Given data:
□ □ □

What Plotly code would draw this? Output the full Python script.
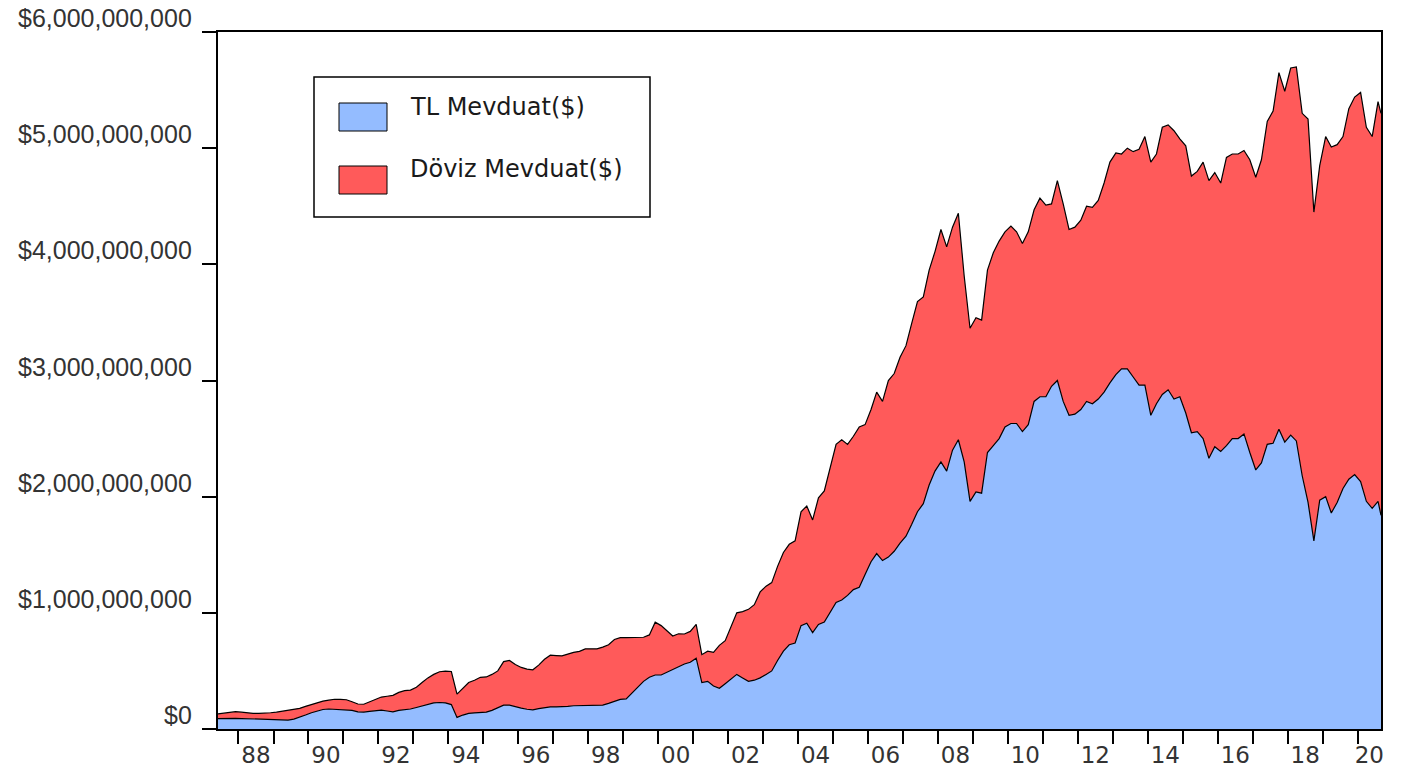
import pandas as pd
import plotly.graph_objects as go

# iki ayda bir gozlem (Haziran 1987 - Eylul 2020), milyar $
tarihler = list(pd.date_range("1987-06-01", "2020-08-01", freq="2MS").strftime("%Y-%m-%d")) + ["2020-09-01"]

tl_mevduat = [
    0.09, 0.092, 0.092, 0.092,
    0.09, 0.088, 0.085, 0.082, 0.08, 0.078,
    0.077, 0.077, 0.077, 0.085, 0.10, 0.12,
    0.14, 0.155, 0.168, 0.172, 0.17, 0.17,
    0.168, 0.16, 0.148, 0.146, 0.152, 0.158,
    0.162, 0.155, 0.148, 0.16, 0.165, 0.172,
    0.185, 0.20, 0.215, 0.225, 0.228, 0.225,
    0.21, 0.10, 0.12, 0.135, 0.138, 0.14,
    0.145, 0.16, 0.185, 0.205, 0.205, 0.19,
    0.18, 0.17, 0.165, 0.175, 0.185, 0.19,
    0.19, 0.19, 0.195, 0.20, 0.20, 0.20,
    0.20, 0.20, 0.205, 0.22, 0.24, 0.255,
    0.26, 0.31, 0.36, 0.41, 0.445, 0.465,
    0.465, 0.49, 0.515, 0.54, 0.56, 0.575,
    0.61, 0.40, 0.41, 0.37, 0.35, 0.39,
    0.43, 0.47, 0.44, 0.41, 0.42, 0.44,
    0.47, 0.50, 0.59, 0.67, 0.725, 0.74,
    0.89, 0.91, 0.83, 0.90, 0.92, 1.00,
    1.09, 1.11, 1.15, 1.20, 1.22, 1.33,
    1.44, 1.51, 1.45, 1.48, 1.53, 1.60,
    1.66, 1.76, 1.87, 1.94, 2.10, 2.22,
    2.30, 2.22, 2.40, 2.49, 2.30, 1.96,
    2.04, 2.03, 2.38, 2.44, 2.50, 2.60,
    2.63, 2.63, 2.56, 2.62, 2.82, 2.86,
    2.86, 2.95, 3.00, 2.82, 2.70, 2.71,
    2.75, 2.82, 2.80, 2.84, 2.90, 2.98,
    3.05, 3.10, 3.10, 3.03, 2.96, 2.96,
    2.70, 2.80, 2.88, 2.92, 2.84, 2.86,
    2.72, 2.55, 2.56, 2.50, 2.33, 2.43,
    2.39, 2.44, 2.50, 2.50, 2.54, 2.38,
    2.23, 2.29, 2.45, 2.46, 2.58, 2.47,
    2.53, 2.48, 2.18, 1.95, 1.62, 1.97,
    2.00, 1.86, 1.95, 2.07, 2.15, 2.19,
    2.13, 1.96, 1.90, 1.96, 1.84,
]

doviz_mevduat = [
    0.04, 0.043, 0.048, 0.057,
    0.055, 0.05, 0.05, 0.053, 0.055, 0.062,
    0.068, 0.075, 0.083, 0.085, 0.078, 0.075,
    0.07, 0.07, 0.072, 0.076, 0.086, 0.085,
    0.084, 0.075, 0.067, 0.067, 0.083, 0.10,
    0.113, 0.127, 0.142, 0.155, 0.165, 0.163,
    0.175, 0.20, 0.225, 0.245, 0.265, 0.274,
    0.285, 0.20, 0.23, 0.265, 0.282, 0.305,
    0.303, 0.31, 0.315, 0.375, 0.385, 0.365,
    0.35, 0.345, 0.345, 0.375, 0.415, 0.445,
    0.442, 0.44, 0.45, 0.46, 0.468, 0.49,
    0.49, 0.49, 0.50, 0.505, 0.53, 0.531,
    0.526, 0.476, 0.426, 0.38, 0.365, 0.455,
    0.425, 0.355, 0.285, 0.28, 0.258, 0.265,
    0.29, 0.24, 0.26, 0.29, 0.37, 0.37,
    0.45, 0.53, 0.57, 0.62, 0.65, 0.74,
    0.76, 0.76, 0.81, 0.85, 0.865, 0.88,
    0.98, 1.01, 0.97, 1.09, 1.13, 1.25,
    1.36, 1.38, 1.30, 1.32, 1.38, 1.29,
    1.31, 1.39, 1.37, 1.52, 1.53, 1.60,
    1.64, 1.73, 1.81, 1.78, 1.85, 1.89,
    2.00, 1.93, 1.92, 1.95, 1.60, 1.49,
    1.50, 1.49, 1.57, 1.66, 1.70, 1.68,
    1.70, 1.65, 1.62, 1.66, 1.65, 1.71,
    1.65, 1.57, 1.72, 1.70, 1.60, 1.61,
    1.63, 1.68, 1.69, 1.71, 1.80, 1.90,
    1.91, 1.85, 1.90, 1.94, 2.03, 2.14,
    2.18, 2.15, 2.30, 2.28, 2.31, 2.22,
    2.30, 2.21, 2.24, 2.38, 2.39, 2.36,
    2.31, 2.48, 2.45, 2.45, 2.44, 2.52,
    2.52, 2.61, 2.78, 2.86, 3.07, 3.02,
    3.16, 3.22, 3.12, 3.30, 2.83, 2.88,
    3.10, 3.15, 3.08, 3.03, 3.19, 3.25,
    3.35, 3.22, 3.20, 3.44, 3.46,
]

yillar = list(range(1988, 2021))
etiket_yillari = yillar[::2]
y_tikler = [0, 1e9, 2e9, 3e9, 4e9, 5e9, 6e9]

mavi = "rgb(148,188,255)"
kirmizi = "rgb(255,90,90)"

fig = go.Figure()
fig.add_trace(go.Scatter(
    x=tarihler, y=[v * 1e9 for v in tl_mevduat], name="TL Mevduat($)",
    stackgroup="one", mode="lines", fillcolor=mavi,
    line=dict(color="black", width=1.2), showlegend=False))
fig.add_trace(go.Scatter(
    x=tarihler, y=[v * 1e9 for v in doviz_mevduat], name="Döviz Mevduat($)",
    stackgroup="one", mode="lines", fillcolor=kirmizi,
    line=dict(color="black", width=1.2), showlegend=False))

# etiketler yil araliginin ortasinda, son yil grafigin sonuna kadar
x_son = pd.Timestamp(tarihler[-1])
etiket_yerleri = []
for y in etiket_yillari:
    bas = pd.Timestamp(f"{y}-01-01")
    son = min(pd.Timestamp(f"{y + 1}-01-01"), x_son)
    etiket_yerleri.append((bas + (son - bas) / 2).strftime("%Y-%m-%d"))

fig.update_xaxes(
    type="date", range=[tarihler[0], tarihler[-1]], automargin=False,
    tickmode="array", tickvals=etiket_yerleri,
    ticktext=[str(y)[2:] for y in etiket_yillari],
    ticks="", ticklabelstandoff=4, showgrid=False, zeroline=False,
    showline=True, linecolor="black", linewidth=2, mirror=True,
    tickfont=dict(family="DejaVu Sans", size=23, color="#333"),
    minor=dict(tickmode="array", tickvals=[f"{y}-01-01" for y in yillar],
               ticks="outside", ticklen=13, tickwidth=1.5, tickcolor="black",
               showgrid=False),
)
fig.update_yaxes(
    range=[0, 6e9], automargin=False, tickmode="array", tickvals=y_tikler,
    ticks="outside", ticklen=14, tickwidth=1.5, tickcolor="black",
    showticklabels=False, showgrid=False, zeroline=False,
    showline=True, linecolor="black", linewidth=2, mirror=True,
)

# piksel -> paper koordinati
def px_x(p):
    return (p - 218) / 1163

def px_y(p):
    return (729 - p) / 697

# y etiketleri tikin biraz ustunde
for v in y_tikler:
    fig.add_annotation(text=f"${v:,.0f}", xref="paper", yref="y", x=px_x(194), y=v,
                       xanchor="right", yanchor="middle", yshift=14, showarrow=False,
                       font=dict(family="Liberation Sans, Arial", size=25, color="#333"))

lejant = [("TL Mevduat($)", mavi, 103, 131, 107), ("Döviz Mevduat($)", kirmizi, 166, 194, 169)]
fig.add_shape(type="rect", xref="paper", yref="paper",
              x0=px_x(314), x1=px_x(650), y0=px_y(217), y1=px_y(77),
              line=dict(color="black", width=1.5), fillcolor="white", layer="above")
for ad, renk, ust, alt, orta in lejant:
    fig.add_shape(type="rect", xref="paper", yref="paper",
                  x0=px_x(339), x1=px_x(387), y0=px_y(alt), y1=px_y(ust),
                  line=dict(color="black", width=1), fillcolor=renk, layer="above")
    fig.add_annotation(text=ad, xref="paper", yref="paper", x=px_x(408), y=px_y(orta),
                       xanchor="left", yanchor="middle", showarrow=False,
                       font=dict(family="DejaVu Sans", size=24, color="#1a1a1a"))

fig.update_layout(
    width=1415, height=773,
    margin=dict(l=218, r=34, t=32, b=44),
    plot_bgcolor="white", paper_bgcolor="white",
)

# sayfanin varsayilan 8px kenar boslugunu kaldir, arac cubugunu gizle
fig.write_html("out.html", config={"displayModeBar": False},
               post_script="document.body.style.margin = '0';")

□ □ □

Required task: Reproduce the data above word for word from its first line through the line that holds "import plotly.graph_objects as go", both ends included; skip pictures.

Written answer:
What Plotly code would draw this? Output the full Python script.
import pandas as pd
import plotly.graph_objects as go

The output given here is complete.